There are signals emanating from the government now to indicate that they are charged with the dichotomy between the alarming issue of declining s/m force levels and the need to develop an indigenous design and build capability – which is also a strategic imperative. With that in mind, there are reports to suggest that, to offset the immediate drop in force levels – the government is initiating action to:

  • Accelerate the MR process and extend the life of existing s/m – by offloading the remaining 877EKM s/m to Russia.
  • Order additional modernised Scorpene from MDL.

Safety Infrastructure

The serious lacuna on the salvage domain was unmistakably illustrated by our inability to raise the sunken Sindhurakshak alongside a dockyard berth and the time it took to mobilise the means, from external source.

In the initial stages – INS Nistar provided limited rescue coverage from 1971 to 1989. On its decommissioning – INS Nireekshak, basically a diving support vessel, with some essential systems relocated from Nistar, was deployed in that role till end 1995 as an interim solution.
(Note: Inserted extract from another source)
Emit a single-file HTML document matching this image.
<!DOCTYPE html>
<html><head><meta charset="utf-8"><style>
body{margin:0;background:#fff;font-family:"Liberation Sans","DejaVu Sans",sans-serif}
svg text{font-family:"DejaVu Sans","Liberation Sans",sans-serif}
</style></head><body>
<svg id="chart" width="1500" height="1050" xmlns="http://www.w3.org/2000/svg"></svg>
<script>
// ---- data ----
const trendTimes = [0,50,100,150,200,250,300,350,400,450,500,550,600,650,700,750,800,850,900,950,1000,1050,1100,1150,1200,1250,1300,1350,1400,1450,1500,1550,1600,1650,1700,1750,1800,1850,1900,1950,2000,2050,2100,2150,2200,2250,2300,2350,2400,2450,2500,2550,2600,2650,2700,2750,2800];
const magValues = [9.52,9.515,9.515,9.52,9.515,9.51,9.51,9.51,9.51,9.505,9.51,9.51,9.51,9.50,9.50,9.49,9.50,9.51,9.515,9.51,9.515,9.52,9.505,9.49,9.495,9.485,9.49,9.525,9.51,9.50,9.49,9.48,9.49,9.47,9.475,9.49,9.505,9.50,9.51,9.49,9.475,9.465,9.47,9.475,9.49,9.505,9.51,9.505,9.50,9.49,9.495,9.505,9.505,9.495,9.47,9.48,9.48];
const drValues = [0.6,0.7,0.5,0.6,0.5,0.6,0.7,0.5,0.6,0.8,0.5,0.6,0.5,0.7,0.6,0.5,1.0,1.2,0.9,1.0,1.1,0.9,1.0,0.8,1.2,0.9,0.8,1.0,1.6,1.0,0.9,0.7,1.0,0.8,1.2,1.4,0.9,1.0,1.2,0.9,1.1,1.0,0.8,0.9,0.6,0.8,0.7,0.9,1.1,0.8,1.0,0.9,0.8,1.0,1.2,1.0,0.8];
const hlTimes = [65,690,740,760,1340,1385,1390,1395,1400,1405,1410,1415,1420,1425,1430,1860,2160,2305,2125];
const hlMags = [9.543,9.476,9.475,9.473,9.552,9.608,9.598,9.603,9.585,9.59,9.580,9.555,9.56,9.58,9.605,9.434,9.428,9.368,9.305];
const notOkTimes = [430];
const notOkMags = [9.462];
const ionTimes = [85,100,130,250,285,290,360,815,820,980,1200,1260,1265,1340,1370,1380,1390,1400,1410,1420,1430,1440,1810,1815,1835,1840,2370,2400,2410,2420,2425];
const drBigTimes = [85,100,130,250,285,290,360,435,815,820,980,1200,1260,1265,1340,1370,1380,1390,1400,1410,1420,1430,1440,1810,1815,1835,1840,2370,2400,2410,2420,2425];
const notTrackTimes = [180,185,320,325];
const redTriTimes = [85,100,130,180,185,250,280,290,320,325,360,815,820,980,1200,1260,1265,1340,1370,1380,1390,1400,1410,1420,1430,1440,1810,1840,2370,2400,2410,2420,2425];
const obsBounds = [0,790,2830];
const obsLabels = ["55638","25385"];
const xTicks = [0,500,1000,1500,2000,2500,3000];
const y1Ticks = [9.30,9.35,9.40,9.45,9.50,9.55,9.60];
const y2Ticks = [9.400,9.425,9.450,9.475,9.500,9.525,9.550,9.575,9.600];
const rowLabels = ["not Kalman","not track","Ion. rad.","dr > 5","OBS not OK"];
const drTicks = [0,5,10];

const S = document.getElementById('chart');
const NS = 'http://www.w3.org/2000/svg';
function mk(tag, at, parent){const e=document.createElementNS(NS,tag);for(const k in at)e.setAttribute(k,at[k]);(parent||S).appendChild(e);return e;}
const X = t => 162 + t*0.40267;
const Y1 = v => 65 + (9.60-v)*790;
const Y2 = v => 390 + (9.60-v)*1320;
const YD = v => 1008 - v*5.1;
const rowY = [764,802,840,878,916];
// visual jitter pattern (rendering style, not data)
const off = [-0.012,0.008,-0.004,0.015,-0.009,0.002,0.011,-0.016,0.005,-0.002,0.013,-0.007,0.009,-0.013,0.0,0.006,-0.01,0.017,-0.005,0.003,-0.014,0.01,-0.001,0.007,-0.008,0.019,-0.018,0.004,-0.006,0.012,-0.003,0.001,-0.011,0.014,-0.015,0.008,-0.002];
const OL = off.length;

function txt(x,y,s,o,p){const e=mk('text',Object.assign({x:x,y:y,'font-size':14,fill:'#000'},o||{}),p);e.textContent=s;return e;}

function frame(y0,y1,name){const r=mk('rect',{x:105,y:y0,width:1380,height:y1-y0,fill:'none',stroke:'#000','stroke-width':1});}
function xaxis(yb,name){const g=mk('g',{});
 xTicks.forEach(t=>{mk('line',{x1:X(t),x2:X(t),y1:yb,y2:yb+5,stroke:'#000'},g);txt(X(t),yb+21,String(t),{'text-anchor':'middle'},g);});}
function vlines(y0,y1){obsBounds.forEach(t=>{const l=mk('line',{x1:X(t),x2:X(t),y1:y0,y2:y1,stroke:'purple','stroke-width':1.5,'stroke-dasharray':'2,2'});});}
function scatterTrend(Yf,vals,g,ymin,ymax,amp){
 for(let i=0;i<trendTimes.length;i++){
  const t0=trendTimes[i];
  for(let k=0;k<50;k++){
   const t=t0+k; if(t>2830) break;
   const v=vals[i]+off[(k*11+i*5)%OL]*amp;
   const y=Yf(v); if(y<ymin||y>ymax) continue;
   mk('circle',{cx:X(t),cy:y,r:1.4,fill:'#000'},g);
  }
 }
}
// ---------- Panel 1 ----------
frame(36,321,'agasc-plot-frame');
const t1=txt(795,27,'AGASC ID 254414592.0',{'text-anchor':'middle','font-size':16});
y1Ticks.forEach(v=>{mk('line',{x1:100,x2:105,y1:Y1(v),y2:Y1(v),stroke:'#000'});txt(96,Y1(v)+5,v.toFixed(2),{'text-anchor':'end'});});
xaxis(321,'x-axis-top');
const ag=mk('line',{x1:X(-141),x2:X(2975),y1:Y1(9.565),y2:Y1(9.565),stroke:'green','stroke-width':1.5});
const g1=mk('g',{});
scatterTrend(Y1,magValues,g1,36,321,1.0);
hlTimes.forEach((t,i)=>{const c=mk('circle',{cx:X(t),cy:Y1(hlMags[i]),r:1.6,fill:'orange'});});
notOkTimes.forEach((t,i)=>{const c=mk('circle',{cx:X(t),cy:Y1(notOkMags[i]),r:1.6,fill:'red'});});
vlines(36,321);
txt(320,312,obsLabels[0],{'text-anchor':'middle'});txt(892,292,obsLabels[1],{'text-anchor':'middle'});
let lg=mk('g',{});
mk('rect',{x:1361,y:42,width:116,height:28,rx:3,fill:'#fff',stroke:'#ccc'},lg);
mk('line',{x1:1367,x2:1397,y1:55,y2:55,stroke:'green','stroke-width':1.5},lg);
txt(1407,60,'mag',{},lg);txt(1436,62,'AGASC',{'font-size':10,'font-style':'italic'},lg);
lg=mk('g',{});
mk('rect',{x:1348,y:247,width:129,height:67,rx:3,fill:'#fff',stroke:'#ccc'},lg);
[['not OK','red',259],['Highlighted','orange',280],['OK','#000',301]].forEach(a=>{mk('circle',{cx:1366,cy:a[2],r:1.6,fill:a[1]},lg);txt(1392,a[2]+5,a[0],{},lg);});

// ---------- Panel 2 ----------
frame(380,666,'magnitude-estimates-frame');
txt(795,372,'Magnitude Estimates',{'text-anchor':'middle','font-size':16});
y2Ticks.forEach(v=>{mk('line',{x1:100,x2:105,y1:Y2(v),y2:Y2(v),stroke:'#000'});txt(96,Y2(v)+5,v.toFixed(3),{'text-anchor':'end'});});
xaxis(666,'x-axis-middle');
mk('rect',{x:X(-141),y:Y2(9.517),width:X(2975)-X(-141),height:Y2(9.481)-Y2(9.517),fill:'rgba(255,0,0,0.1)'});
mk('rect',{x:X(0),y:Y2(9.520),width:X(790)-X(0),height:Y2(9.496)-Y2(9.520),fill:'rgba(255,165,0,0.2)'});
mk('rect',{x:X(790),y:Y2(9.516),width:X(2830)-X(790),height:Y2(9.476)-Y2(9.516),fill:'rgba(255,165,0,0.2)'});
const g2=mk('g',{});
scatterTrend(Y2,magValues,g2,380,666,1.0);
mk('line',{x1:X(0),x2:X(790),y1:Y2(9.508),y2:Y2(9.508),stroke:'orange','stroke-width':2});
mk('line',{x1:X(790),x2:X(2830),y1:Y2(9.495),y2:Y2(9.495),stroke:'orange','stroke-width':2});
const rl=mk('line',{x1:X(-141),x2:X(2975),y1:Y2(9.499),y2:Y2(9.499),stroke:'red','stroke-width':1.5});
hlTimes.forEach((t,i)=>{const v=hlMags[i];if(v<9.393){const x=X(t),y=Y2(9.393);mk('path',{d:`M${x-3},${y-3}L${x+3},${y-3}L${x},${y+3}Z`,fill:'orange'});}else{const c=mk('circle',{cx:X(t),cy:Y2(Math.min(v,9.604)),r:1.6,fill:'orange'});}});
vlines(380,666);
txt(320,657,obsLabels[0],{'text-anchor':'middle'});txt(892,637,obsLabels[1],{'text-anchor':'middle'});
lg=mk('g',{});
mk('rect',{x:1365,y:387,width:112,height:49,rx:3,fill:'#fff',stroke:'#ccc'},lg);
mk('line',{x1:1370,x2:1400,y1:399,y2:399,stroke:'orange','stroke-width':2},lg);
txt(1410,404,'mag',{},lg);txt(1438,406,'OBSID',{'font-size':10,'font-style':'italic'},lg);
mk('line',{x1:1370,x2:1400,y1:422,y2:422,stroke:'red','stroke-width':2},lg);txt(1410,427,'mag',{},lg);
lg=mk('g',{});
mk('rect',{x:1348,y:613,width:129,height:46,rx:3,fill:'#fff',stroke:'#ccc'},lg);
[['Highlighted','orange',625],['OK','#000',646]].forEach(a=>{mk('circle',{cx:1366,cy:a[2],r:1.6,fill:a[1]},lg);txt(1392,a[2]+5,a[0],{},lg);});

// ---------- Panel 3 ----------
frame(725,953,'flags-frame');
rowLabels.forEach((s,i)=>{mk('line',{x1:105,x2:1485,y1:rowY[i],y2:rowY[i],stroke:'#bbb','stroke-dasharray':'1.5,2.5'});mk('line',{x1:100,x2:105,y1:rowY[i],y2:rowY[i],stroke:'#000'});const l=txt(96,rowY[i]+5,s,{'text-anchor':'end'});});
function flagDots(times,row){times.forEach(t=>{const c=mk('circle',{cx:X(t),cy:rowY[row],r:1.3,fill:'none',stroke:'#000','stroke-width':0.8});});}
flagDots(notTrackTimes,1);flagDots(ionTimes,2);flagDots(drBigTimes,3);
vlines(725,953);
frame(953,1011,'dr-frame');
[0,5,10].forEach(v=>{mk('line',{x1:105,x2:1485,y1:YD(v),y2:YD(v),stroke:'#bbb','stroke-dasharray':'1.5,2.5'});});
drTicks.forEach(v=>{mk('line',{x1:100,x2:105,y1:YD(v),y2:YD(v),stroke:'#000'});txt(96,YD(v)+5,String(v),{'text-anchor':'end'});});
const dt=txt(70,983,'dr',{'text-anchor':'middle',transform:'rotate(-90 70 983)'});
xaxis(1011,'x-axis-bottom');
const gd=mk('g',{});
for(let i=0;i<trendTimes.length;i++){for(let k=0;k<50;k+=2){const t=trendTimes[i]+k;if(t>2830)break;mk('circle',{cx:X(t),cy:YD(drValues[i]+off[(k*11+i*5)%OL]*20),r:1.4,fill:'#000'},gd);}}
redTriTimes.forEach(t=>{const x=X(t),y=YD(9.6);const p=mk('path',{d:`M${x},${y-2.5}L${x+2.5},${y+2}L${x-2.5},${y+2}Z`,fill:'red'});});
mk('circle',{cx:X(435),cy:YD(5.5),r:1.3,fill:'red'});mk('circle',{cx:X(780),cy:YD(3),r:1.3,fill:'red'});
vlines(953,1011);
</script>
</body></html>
The arrangement finalised with the USN in 1997 for its global s/m rescue fly away kit – fell a victim to post Pokhran sanctions. That was revived in 2004 but is confined to emergency response in case of diesel s/m only. The periodic joint exercise to prove the system is an ongoing process.

EPRON a Prut class Russian s/m rescue vessel (SRV) was deployed to give SRV cover to Arihant during her deep dive trials.
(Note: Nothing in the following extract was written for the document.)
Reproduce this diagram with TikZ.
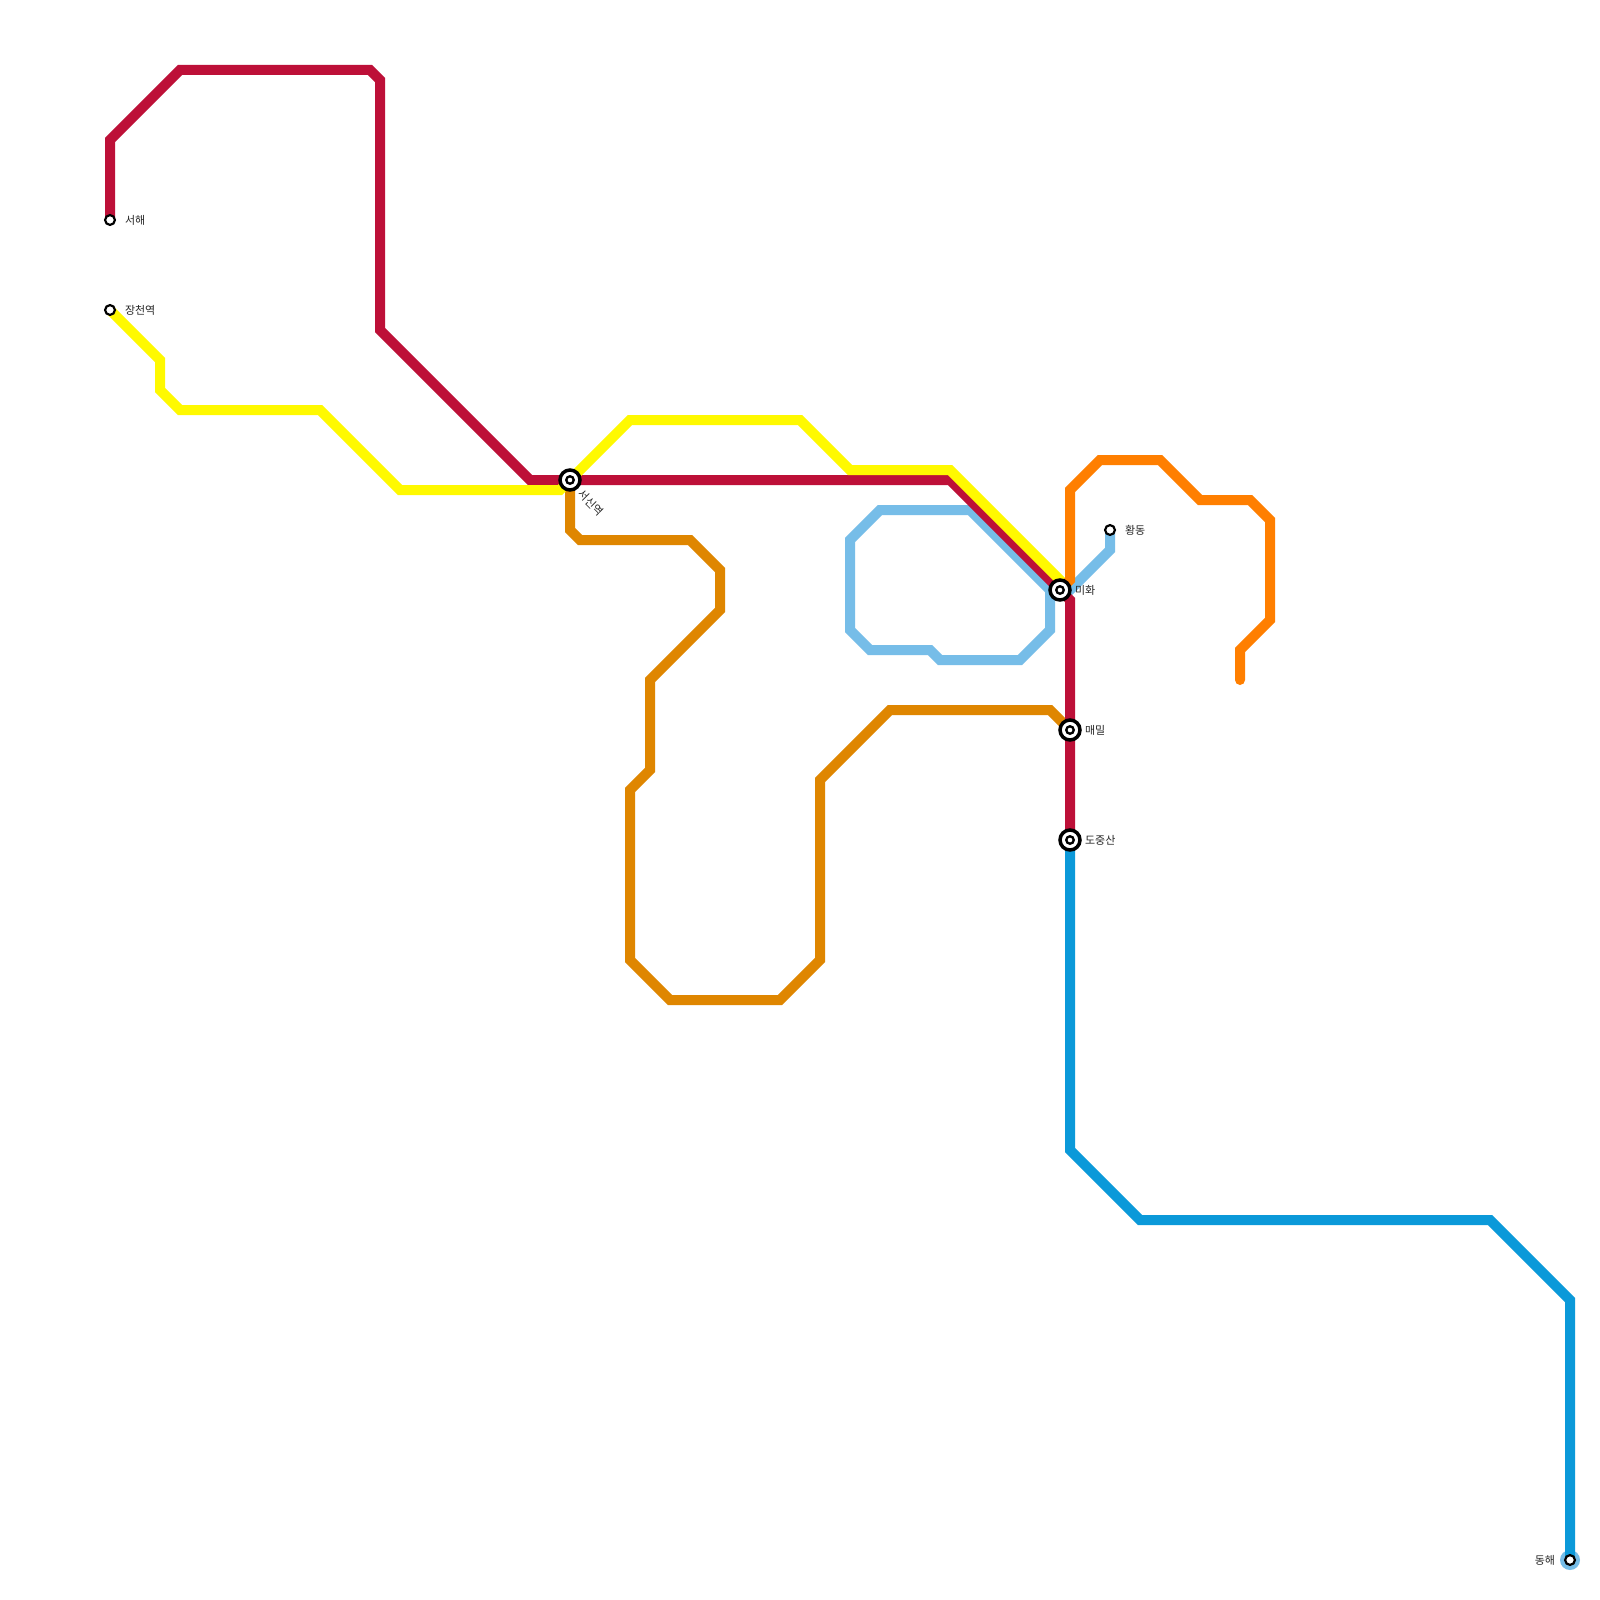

The above clearly demonstrates the inescapable necessity for a captive Deep Submergence Rescue Vessel for the Navy.

DAC approval for acquisition of two DSRVs was accorded in December 2013. It is reported that the Agreement for a DSAR similar to the ones operational in Australia, Singapore and Korea has now been finalised and negotiations for the linked mother ship are in progress.

A Serious Organisational Impediment

Resorting to putting the entire s/m activity into a single monolithic silo is considered a retrogressive step. Even the induction of the nuclear s/m force – cannot justify such a step. The world over, modern Navies and the military are now being divided on functional basis – into operational, staff and life time support streams.

The Navy’s memory seems to be very short. In the early 1980s – a dedicated Directorate was created comprising of the best talents available at the time from the s/m cadre for handling the HDW s/ m project in its entirety. To recall the outcome – one only needs to visit the time when the first of the class arrived in Mumbai. The reaction of the Admiral Superintendent Mumbai DY was livid – bringing out the serious lacunae that result, in working in a silo. The serious mishaps / disasters last year, in respect of 877EKM boats, are yet another dimension to the same malaise. Yet another clear example is the Arihant project. Had the silo principle engulfed the ATV project – none of this would have been possible. Every one now wants to get on to the band wagon and demand to be the high priest at the high table. In this context a total overhaul of the mind set is called for.